Information supplied:

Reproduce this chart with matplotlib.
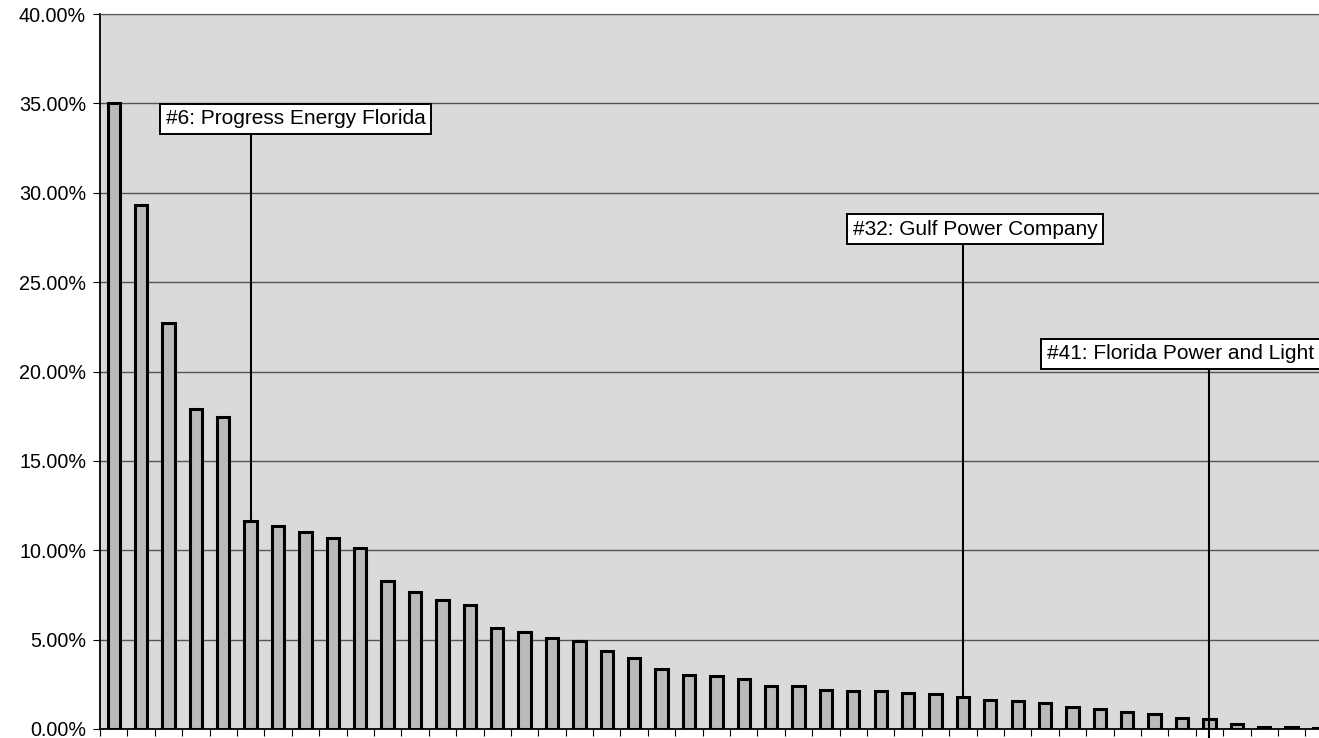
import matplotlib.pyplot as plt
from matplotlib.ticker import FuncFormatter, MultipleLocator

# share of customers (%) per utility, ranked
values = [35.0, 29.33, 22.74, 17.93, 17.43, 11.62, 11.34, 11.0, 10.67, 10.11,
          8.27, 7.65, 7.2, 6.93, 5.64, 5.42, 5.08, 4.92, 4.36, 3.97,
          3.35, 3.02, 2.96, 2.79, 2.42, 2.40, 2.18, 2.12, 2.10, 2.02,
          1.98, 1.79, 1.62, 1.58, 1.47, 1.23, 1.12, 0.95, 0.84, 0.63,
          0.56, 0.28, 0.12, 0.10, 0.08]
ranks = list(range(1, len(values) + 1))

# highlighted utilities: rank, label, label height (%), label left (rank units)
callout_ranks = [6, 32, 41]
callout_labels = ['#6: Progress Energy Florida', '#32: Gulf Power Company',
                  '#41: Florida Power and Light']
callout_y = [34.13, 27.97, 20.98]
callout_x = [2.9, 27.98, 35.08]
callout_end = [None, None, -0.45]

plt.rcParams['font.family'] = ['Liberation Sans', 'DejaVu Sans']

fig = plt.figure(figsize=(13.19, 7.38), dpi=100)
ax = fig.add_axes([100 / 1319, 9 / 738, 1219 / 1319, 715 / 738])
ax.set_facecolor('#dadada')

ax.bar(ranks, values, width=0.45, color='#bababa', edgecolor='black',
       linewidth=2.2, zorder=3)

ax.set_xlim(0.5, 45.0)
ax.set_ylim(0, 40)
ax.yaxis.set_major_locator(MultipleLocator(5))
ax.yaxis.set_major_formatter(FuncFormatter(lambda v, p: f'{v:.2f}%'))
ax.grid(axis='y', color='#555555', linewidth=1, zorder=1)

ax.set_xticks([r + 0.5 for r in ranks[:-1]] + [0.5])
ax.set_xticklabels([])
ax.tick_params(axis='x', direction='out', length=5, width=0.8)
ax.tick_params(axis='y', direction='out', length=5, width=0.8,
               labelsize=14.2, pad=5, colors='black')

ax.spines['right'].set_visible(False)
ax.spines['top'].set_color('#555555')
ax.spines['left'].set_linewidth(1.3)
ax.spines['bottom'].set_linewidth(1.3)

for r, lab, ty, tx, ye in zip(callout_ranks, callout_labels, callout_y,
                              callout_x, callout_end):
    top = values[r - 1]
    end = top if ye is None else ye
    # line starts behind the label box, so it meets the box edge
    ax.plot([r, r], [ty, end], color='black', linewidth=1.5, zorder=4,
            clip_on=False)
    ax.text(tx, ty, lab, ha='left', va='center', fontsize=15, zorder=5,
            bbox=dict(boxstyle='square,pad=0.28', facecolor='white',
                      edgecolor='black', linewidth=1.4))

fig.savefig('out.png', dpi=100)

Work to be completed: Without including any pictures, print all of the material exactly as given.

Exercise output:
Reproduce this chart with matplotlib.
import matplotlib.pyplot as plt
from matplotlib.ticker import FuncFormatter, MultipleLocator

# share of customers (%) per utility, ranked
values = [35.0, 29.33, 22.74, 17.93, 17.43, 11.62, 11.34, 11.0, 10.67, 10.11,
          8.27, 7.65, 7.2, 6.93, 5.64, 5.42, 5.08, 4.92, 4.36, 3.97,
          3.35, 3.02, 2.96, 2.79, 2.42, 2.40, 2.18, 2.12, 2.10, 2.02,
          1.98, 1.79, 1.62, 1.58, 1.47, 1.23, 1.12, 0.95, 0.84, 0.63,
          0.56, 0.28, 0.12, 0.10, 0.08]
ranks = list(range(1, len(values) + 1))

# highlighted utilities: rank, label, label height (%), label left (rank units)
callout_ranks = [6, 32, 41]
callout_labels = ['#6: Progress Energy Florida', '#32: Gulf Power Company',
                  '#41: Florida Power and Light']
callout_y = [34.13, 27.97, 20.98]
callout_x = [2.9, 27.98, 35.08]
callout_end = [None, None, -0.45]

plt.rcParams['font.family'] = ['Liberation Sans', 'DejaVu Sans']

fig = plt.figure(figsize=(13.19, 7.38), dpi=100)
ax = fig.add_axes([100 / 1319, 9 / 738, 1219 / 1319, 715 / 738])
ax.set_facecolor('#dadada')

ax.bar(ranks, values, width=0.45, color='#bababa', edgecolor='black',
       linewidth=2.2, zorder=3)

ax.set_xlim(0.5, 45.0)
ax.set_ylim(0, 40)
ax.yaxis.set_major_locator(MultipleLocator(5))
ax.yaxis.set_major_formatter(FuncFormatter(lambda v, p: f'{v:.2f}%'))
ax.grid(axis='y', color='#555555', linewidth=1, zorder=1)

ax.set_xticks([r + 0.5 for r in ranks[:-1]] + [0.5])
ax.set_xticklabels([])
ax.tick_params(axis='x', direction='out', length=5, width=0.8)
ax.tick_params(axis='y', direction='out', length=5, width=0.8,
               labelsize=14.2, pad=5, colors='black')

ax.spines['right'].set_visible(False)
ax.spines['top'].set_color('#555555')
ax.spines['left'].set_linewidth(1.3)
ax.spines['bottom'].set_linewidth(1.3)

for r, lab, ty, tx, ye in zip(callout_ranks, callout_labels, callout_y,
                              callout_x, callout_end):
    top = values[r - 1]
    end = top if ye is None else ye
    # line starts behind the label box, so it meets the box edge
    ax.plot([r, r], [ty, end], color='black', linewidth=1.5, zorder=4,
            clip_on=False)
    ax.text(tx, ty, lab, ha='left', va='center', fontsize=15, zorder=5,
            bbox=dict(boxstyle='square,pad=0.28', facecolor='white',
                      edgecolor='black', linewidth=1.4))

fig.savefig('out.png', dpi=100)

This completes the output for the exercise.